A Spectacular But Tiring `Munchausen'. FILM: REVIEW

TERRY GILLIAM is best known as the only American member of Monty Python, the British comedy group. He's also the one member who never appeared in person, instead providing the wacky animations that kept popping into their TV show. As a filmmaker, Mr. Gilliam has cultivated a live-action style that's still proudly cartoonlike. And as director for pictures like ``Time Bandits'' and ``Brazil,'' he concocted a nonstop flow of visions, fantasies, and dreams that flooded the screen with vigor and invention. In some ways, ``The Adventures of Baron Munchausen'' is Mr. Gilliam's most flamboyant creation yet. To call it larger than life is an understatement - it's downright gigantic in every department, from its exuberant performances to its pulsating colors and unstinting energy. Even with all this going for it, though, the movie doesn't quite succeed. In the end, it's more tiring than triumphant.

The tale begins in the 18th century - it's ``the age of reason,'' a caption informs us - during a war that's anything but reasonable. In a European city that's besieged by Turkish troops, a theater company is presenting its latest diversion, an account of Baron Munchausen's mythical adventures. Suddenly, who shows up but the real baron, telling the players they've got things all wrong. He's willing to set their story straight, a favor they're not eager to receive. Since he's an unstoppable yarn-spinner, we're soon caught up in his account of one impossible feat after another.

The movie announces its epic intentions from the beginning. Gilliam's camera soars, swoops, dives, and runs rings around its subjects, bestowing a heroic importance on everything it encounters - much of which is pretty heroic to begin with, since the story's basic setting is full of ferocious combat, insidious politics, and (somehow surviving side-by-side with all this) the zany theatrics that interest Baron Munchausen more than anything else in sight.

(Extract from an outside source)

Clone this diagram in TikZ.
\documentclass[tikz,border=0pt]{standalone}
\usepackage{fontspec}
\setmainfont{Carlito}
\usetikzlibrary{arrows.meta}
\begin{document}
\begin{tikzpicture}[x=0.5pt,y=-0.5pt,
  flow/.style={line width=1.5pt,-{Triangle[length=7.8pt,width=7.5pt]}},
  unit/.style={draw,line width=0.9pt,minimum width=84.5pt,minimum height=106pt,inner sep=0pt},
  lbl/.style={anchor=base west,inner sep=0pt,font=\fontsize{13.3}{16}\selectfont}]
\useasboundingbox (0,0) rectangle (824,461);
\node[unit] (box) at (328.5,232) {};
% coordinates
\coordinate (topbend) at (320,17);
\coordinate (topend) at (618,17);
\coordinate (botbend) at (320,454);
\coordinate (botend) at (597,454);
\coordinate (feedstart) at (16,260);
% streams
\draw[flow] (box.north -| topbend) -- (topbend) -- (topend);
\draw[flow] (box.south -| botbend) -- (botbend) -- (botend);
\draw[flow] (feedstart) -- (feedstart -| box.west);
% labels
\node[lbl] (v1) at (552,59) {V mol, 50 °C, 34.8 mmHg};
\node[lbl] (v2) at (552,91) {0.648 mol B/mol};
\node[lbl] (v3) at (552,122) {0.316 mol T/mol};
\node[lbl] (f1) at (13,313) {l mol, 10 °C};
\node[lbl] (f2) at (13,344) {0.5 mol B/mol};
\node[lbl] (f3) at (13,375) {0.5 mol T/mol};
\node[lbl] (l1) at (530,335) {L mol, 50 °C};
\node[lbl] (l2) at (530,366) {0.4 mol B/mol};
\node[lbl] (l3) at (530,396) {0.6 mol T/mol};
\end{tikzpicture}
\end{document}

For sheer spectacle, ``The Adventures of Baron Munchausen'' is unbeatable by any other film in recent memory. The plot is full of whimsy and magic, whether our hero is riding a cannonball through the skies, reminiscing in the belly of a fish, or matching wits with the King of the Moon, whose (intellectual) head is conveniently detachable from his (lusty) body. What's missing, though, is a sense of lightness, of ease, of humor as opposed to labored ingenuity and monumental cuteness. The movie sweats and strains to earn our affection. There's not a relaxed moment in it, and after a while you feel as if Gilliam and Co. had grabbed you by the lapels (like the inescapable Munchausen himself) and won't let go until you laugh and have a good time whether you feel like it or not.

While the film's trouble stems partly from its visual style, there are also problems with the screenplay. Written by Charles McKeown and Gilliam, it just isn't funny most of the time. The casting also contibutes to the difficulty. John Neville looks and sounds right in the title role, but his performance smacks more of makeup and costuming than real, human charm. Gilliam regular Jonathan Pryce is priceless, as usual, but his small role as a political bad guy doesn't let him develop the comic mannerisms he has wielded so well in the past.

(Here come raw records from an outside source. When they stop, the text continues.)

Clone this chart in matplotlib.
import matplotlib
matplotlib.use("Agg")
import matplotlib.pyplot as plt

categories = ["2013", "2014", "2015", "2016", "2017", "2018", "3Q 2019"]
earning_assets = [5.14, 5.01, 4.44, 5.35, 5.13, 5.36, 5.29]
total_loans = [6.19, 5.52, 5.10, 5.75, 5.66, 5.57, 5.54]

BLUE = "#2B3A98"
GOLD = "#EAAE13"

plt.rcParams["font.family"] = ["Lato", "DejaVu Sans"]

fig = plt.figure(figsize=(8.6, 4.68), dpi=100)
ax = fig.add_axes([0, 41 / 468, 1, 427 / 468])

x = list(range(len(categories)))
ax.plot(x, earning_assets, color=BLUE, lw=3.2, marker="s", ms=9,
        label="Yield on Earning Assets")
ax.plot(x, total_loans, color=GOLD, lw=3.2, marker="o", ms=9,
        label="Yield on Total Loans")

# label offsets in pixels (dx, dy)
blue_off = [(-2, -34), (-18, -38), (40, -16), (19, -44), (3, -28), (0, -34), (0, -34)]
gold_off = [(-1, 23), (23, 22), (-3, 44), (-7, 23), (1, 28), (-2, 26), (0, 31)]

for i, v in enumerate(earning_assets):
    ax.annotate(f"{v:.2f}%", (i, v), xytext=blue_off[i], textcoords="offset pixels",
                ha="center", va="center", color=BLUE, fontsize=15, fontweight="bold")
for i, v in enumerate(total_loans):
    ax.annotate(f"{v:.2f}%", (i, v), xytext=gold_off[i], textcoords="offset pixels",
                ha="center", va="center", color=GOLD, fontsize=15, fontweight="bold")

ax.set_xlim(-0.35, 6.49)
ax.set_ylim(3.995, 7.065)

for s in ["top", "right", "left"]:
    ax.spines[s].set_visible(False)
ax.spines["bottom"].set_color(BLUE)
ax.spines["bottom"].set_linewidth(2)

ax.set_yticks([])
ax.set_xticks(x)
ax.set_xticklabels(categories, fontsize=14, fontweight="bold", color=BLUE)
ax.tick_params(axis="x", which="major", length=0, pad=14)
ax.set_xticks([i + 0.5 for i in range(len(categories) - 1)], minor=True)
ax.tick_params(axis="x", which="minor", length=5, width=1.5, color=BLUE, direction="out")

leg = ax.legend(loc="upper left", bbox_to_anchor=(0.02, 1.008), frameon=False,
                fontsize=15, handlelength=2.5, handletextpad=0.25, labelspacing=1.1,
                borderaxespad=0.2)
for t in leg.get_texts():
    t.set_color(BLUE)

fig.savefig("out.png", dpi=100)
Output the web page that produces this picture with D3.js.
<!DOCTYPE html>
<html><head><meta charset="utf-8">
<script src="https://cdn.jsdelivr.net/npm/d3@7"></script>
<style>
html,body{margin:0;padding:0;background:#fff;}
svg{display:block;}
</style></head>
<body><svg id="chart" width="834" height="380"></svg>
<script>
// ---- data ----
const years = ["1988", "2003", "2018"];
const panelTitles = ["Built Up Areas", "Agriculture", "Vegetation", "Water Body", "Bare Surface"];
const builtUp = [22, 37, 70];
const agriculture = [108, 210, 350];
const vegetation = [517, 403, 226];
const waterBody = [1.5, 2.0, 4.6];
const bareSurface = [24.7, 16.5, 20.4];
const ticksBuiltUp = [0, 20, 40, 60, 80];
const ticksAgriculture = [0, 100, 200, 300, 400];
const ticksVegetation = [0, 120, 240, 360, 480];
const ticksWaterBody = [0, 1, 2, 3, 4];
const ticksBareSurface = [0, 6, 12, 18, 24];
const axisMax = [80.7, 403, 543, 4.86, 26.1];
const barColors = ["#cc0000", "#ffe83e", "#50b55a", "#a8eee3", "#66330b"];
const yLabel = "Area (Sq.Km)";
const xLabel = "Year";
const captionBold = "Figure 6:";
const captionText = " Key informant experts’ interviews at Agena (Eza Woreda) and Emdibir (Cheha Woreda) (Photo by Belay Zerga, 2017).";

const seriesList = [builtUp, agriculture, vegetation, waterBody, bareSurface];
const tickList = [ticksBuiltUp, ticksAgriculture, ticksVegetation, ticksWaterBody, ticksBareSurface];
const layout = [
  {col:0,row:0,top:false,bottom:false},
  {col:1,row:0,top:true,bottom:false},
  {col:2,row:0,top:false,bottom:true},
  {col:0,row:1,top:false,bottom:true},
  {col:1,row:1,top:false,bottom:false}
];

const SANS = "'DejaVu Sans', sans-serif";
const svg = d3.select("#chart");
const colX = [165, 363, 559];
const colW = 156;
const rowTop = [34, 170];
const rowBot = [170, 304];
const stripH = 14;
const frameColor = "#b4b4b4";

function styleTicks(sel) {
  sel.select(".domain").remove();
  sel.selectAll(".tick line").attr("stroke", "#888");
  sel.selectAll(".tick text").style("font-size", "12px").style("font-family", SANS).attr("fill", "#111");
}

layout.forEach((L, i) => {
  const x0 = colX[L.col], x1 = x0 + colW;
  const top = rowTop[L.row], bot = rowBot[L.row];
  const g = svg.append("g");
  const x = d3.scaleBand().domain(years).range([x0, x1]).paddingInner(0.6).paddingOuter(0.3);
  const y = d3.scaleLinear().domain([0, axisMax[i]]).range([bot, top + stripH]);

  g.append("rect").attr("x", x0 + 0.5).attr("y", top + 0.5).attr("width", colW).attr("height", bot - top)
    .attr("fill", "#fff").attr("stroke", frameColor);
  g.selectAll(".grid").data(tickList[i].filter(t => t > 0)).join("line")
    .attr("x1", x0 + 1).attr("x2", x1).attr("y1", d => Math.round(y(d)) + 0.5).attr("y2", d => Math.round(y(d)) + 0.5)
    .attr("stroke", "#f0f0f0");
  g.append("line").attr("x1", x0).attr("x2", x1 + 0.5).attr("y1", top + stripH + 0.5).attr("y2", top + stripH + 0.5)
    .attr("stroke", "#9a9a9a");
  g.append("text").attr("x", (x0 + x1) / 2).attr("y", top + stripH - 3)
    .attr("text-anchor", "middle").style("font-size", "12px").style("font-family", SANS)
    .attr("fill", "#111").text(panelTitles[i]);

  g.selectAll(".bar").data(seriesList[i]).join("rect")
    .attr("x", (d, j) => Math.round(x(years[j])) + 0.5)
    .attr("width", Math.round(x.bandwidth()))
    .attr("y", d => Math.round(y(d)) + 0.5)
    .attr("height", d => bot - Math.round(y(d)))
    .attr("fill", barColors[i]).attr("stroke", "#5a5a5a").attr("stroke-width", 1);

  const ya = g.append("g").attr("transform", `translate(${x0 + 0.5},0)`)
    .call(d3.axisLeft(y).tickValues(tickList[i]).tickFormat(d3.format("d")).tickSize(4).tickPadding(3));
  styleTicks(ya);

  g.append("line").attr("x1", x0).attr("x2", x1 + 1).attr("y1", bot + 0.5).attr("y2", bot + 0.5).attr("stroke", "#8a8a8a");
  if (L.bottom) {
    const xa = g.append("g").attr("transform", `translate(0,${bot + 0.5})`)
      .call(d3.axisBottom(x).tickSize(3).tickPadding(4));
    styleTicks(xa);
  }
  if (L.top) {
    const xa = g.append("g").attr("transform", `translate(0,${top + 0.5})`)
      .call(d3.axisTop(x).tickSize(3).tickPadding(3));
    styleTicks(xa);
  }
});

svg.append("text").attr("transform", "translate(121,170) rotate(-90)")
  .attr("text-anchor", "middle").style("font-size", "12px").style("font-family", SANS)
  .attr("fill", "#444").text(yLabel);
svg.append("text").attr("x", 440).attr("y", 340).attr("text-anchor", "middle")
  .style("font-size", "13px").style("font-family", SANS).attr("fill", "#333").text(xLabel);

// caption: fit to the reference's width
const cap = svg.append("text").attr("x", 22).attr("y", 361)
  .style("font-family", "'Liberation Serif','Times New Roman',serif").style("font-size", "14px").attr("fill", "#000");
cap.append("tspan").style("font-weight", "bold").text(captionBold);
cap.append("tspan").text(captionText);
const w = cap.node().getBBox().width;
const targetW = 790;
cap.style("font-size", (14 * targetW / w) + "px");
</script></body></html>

Python member Eric Idle suffers from a similar problem, although he provides some of the picture's few moments of laid-back laughter. In the spirit of the proceedings, talented performers like Oliver Reed and Bill Paterson seem to be working too hard to enjoy themselves. Ditto for Robin Williams, who puts his usual hyperactivity into an (uncredited) turn as the moon-king.

Other names in the cast, including Sting and Valentina Cortese, make little impression, although young Sarah Polley is likable as the baron's little-girl sidekick.

I don't mean to come down on ``The Adventures of Baron Munchausen'' too strongly. Many moviegoers may be captivated by its sweeping ambition, its visual lavishness, and its determination to be the most extravagant film comedy since ``It's a Mad, Mad, Mad, Mad World'' ended an era of overblown Hollywood farce. I sorely missed the sense of childlike wonder that charged through Gilliam's earlier ``Time Bandits,'' though, and the sardonic social commentary that enriched ``Brazil,'' his most underrated movie.